Each time you think of that person your feelings (sentiments) react. There is a repeating feeling toward them and it seems to have power of its own, because no matter how you try, you cannot stop the thoughts, the feelings and the internal personal warfare. The repeating-feeling, aka  repeating-sentiment, aka re-sentiment, is a driving force. Welcome to the engine room of addiction, depression and spiritual deterioration.   

Resentments are known as the ‘number 1 offender’ within Christianity and within recovery circles. They are an underlying cause of many forms of spiritual decay. Many mental and physical ills can be frequently linked to this unhealthy condition. No doubt others have harmed us, and we feel that we have a legitimate right to feel resentful.  However, resentment does not hurt anyone but God or punish anyone but ourselves.  We cannot hold on to resentments and expect to find growth or healing at the same time.

Resentments have to be released and can only be done so by exposure. Just like a negative film being developed in a darkroom, so too are negative emotions developed in the darkroom of our hearts. Just as turning the light on will always destroy the negative film, in the same way the truth will destroy the negative feelings that drive us into isolation. It may, however, mean some form of confrontation with the other person, and this is where denial takes over. Fear will try to prevent us from making any confrontation, telling us that ‘confrontation will only make things worse, and besides, they hurt me, why should I have to do the confronting’? 

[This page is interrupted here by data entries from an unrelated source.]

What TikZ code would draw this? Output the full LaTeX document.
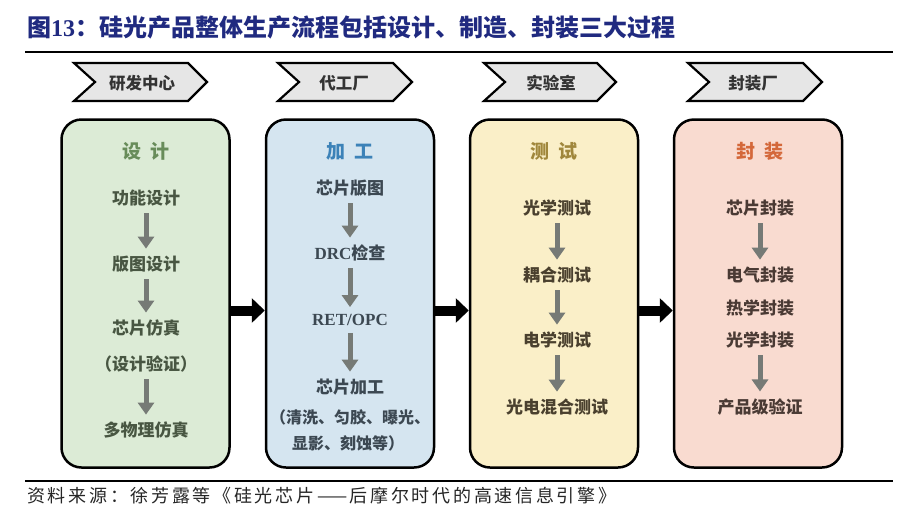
\documentclass[tikz,border=0pt]{standalone}
\usepackage{fontspec}
\setmainfont{Liberation Serif}
\newfontfamily\cjk{Noto Sans CJK SC}
\newfontfamily\cjksp[LetterSpace=15]{Noto Sans CJK SC}
\usetikzlibrary{arrows.meta,calc}
\newcommand\latn[1]{{\rmfamily\bfseries #1}}
\definecolor{titleblue}{RGB}{32,42,128}
\definecolor{chevfill}{RGB}{230,230,230}
\definecolor{gfill}{RGB}{220,235,214}
\definecolor{bfill}{RGB}{213,229,240}
\definecolor{yfill}{RGB}{250,239,200}
\definecolor{pfill}{RGB}{249,219,208}
\definecolor{gtitle}{RGB}{104,140,90}
\definecolor{btitle}{RGB}{60,130,184}
\definecolor{ytitle}{RGB}{160,135,60}
\definecolor{ptitle}{RGB}{212,104,58}
\definecolor{gtext}{RGB}{72,86,66}
\definecolor{btext}{RGB}{60,72,82}
\definecolor{ytext}{RGB}{74,64,46}
\definecolor{ptext}{RGB}{74,58,52}
\definecolor{arrowgray}{RGB}{118,122,118}
\begin{document}
\begin{tikzpicture}[x=1pt,y=-1pt,
  chevron/.style={draw=black, line width=2.2pt, fill=chevfill, line join=miter},
  chevtext/.style={font=\cjk\bfseries\fontsize{16.5}{16.5}\selectfont, text=black!80, inner sep=0},
  box/.style={draw=black, line width=2.5pt, rounded corners=20pt, minimum width=168pt, minimum height=348pt, inner sep=0},
  boxtitle/.style={font=\cjk\bfseries\fontsize{19}{19}\selectfont, inner sep=0},
  item/.style={font=\cjk\bfseries\fontsize{17}{17}\selectfont, inner sep=0},
  garrow/.style={draw=arrowgray, line width=5pt, -{Triangle[width=16pt,length=12pt]}, shorten <=7pt, shorten >=7pt},
  barrow/.style={draw=black, line width=10pt, -{Triangle[width=24pt,length=13pt]}}
]
\useasboundingbox[fill=white] (0,0) rectangle (904,512);

% title
\node[anchor=west, inner sep=0, text=titleblue, font=\cjk\bfseries\fontsize{24}{24}\selectfont] (title) at (27,27) {图\latn{13}：硅光产品整体生产流程包括设计、制造、封装三大过程};
\draw[line width=2.5pt] (25,52) -- (893,52);

% chevrons
\draw[chevron] (74,63) -- (188,63) -- (207,82) -- (188,101) -- (74,101) -- (95,82) -- cycle;
\draw[chevron] (278,63) -- (393,63) -- (412,82) -- (393,101) -- (278,101) -- (299,82) -- cycle;
\draw[chevron] (484,63) -- (597,63) -- (616,82) -- (597,101) -- (484,101) -- (505,82) -- cycle;
\draw[chevron] (688,63) -- (803,63) -- (822,82) -- (803,101) -- (688,101) -- (709,82) -- cycle;
\node[chevtext] (h1) at (142,83) {研发中心};
\node[chevtext] (h2) at (344,83) {代工厂};
\node[chevtext] (h3) at (551,83) {实验室};
\node[chevtext] (h4) at (753,83) {封装厂};

% boxes
\node[box, fill=gfill] (b1) at (145.5,293.5) {};
\node[box, fill=bfill] (b2) at (350,293.5) {};
\node[box, fill=yfill] (b3) at (554,293.5) {};
\node[box, fill=pfill] (b4) at (758,293.5) {};

% box 1
\node[boxtitle, text=gtitle] (t1) at (146,151) {设\hspace{0.5em}计};
\node[item, text=gtext] (g1) at (146,198) {功能设计};
\node[item, text=gtext] (g2) at (146,264) {版图设计};
\node[item, text=gtext] (g3) at (146,328) {芯片仿真};
\node[item, text=gtext] (g3b) at (146,364) {（设计验证）};
\node[item, text=gtext] (g4) at (146,430) {多物理仿真};
\draw[garrow] (g1) -- (g2);
\draw[garrow] (g2) -- (g3);
\draw[garrow] (g3b) -- (g4);

% box 2
\node[boxtitle, text=btitle] (t2) at (350,151) {加\hspace{0.5em}工};
\node[item, text=btext] (p1) at (350,188) {芯片版图};
\node[item, text=btext] (p2) at (350,253) {\latn{DRC}检查};
\node[item, text=btext] (p3) at (350,320) {\latn{RET/OPC}};
\node[item, text=btext] (p4) at (350,387) {芯片加工};
\node[item, text=btext, font=\cjk\bfseries\fontsize{16}{16}\selectfont] (p4b) at (350,417) {（清洗、匀胶、曝光、};
\node[item, text=btext, font=\cjk\bfseries\fontsize{16}{16}\selectfont] (p4c) at (348,443) {显影、刻蚀等）};
\draw[garrow] (p1) -- (p2);
\draw[garrow] (p2) -- (p3);
\draw[garrow] (p3) -- (p4);

% box 3
\node[boxtitle, text=ytitle] (t3) at (554,151) {测\hspace{0.5em}试};
\node[item, text=ytext] (y1) at (557,208) {光学测试};
\node[item, text=ytext] (y2) at (557,275) {耦合测试};
\node[item, text=ytext] (y3) at (557,340) {电学测试};
\node[item, text=ytext] (y4) at (557,407) {光电混合测试};
\draw[garrow] (y1) -- (y2);
\draw[garrow] (y2) -- (y3);
\draw[garrow] (y3) -- (y4);

% box 4
\node[boxtitle, text=ptitle] (t4) at (760,151) {封\hspace{0.5em}装};
\node[item, text=ptext] (k1) at (760,208) {芯片封装};
\node[item, text=ptext] (k2) at (760,275) {电气封装};
\node[item, text=ptext] (k3) at (760,308) {热学封装};
\node[item, text=ptext] (k4) at (760,340) {光学封装};
\node[item, text=ptext] (k5) at (760,407) {产品级验证};
\draw[garrow] (k1) -- (k2);
\draw[garrow] (k4) -- (k5);

% black arrows
\draw[barrow] ([yshift=-17pt]b1.east) -- ([yshift=-17pt]b2.west);
\draw[barrow] ([yshift=-17pt]b2.east) -- ([yshift=-17pt]b3.west);
\draw[barrow] ([yshift=-17pt]b3.east) -- ([yshift=-17pt]b4.west);

% footer
\draw[line width=2pt] (25,481) -- (893,481);
\node[anchor=west, inner sep=0, text=black!85, font=\cjksp\fontsize{18}{18}\selectfont] (src) at (27,496) {资料来源：徐芳露等《硅光芯片——后摩尔时代的高速信息引擎》};
\end{tikzpicture}
\end{document}
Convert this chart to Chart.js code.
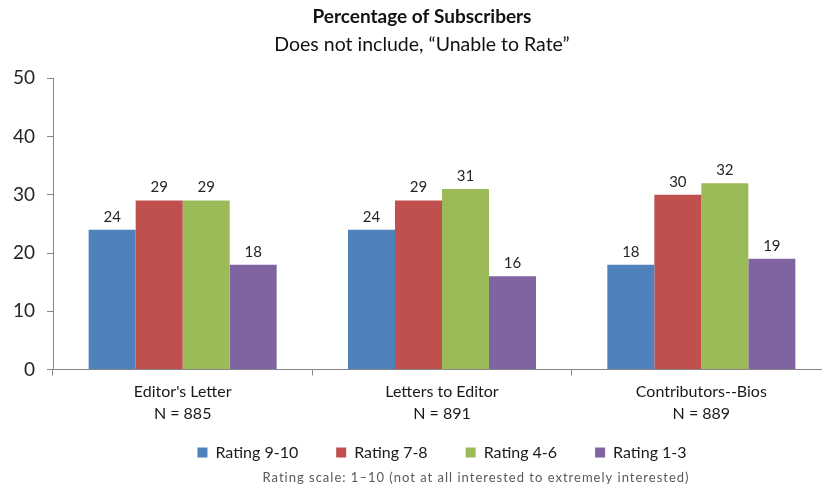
<!DOCTYPE html>
<html>
<head>
<meta charset="utf-8">
<script src="https://cdn.jsdelivr.net/npm/chart.js@4/dist/chart.umd.min.js"></script>
<style>
  html, body { margin: 0; padding: 0; background: #ffffff; overflow: hidden; }
  #wrap { width: 822px; height: 494px; overflow: hidden; }
  canvas { display: block; }
</style>
</head>
<body>
<div id="wrap"><canvas id="chart" width="848" height="494"></canvas></div>
<script>
// Survey sections and respondent counts
const sections = ["Editor's Letter", "Letters to Editor", "Contributors--Bios"];
const sampleSizes = [885, 891, 889];

// Percent of subscribers in each rating band
const rating9to10 = [24, 24, 18];
const rating7to8 = [29, 29, 30];
const rating4to6 = [29, 31, 32];
const rating1to3 = [18, 16, 19];

const seriesNames = ['Rating 9-10', 'Rating 7-8', 'Rating 4-6', 'Rating 1-3'];
const yTicks = [0, 10, 20, 30, 40, 50];

const titleText = 'Percentage of Subscribers';
const subtitleText = 'Does not include, \u201cUnable to Rate\u201d';
const noteText = 'Rating scale: 1\u201310 (not at all interested to extremely interested)';

const FONT = 'Lato, "Liberation Sans", sans-serif';

const labels = sections.map((s, i) => [s, 'N = ' + sampleSizes[i]]);

// Value labels above each bar
const barValues = {
  id: 'barValues',
  afterDatasetsDraw(chart) {
    const ctx = chart.ctx;
    ctx.save();
    ctx.font = '15px ' + FONT;
    ctx.fillStyle = '#262626';
    ctx.textAlign = 'center';
    ctx.textBaseline = 'middle';
    chart.data.datasets.forEach((ds, di) => {
      chart.getDatasetMeta(di).data.forEach((bar, i) => {
        ctx.fillText(String(ds.data[i]), bar.x, bar.y - 13);
      });
    });
    ctx.restore();
  }
};

// Footnote under the legend
const footNote = {
  id: 'footNote',
  afterDraw(chart) {
    const ctx = chart.ctx;
    ctx.save();
    ctx.font = '13px ' + FONT;
    ctx.letterSpacing = '1px';
    ctx.fillStyle = '#595959';
    ctx.textAlign = 'center';
    ctx.textBaseline = 'middle';
    ctx.fillText(noteText, 476, 478);
    ctx.restore();
  }
};

// Extra room after each legend entry except the last
const legendLabels = (chart) => {
  const items = Chart.defaults.plugins.legend.labels.generateLabels(chart);
  items.forEach((it, i) => {
    if (i < items.length - 1) it.text = it.text + '\u2003\u2009\u2009';
  });
  return items;
};

new Chart(document.getElementById('chart'), {
  type: 'bar',
  data: {
    labels: labels,
    datasets: [
      { label: seriesNames[0], data: rating9to10, backgroundColor: '#4F81BD' },
      { label: seriesNames[1], data: rating7to8, backgroundColor: '#C0504D' },
      { label: seriesNames[2], data: rating4to6, backgroundColor: '#9BBB59' },
      { label: seriesNames[3], data: rating1to3, backgroundColor: '#8064A2' }
    ]
  },
  options: {
    responsive: false,
    animation: false,
    devicePixelRatio: 1,
    layout: { padding: { left: 13, right: 17, top: 0, bottom: 23.5 } },
    datasets: {
      bar: { categoryPercentage: 0.725, barPercentage: 1.0, borderWidth: 0 }
    },
    scales: {
      x: {
        grid: { drawOnChartArea: false, drawTicks: true, tickLength: 6, color: '#868686', offset: true },
        border: { color: '#868686', width: 1 },
        ticks: { color: '#1a1a1a', font: { family: FONT, size: 16, lineHeight: 1.35 }, padding: 6, maxRotation: 0 },
        afterFit(scale) { scale.height = 53; }
      },
      y: {
        min: 0,
        max: 50,
        afterBuildTicks(scale) { scale.ticks = yTicks.map(v => ({ value: v })); },
        grid: { drawOnChartArea: false, drawTicks: true, tickLength: 6, color: '#868686' },
        border: { color: '#868686', width: 1 },
        ticks: { color: '#262626', font: { family: FONT, size: 19 }, padding: 12 },
        afterFit(scale) { scale.width = 40; }
      }
    },
    plugins: {
      title: {
        display: true,
        text: titleText,
        color: '#111111',
        font: { family: FONT, size: 19, weight: 'bold', lineHeight: 1.2 },
        padding: { top: 5.6, bottom: 0 }
      },
      subtitle: {
        display: true,
        text: subtitleText,
        color: '#111111',
        font: { family: FONT, size: 19.5, weight: 'normal', lineHeight: 1.2 },
        padding: { top: 4.9, bottom: 21.6 }
      },
      legend: {
        position: 'bottom',
        fullSize: false,
        labels: {
          boxWidth: 10,
          boxHeight: 10,
          padding: 22,
          color: '#1a1a1a',
          font: { family: FONT, size: 16 },
          generateLabels: legendLabels
        }
      },
      tooltip: { enabled: false }
    }
  },
  plugins: [barValues, footNote]
});
</script>
</body>
</html>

So we stay trapped by our own sentimata (own word - to denote the self-styled martyr). I was silently taught to sweep my feelings under the carpet as a growing child, by a culture that did not express feelings to one another. By my teenage years, I had an elephant under my carpet. What a relief when the mind and mood-altering chemicals came along, I actually felt a false sense of freedom.   

Learning to deal with resentments in a healthy way is an important part of anyone’s walk with God, and is an essential skill for anyone wanting recovery from chemical dependency.  Records, both secular and Christian, show that all lasting recoveries from chemical dependencies and depressions etc share one common denominator: a healthy spiritual life.  Simply put, those who walk with God walk in freedom.
Resentments will always spring out of sin - either the sins I committed or sins committed against me.  But whatever the formula, my internal spiritual condition is my responsibility. Nothing or no-one outside of me can ever deliver me from the war within me. My internal warfare is primarily between me and the Lord within. 

Sex, drugs and rock-n-roll never solved anything. “Christ within, the Hope of Glory” Colossians 1:27   Now that’s healing.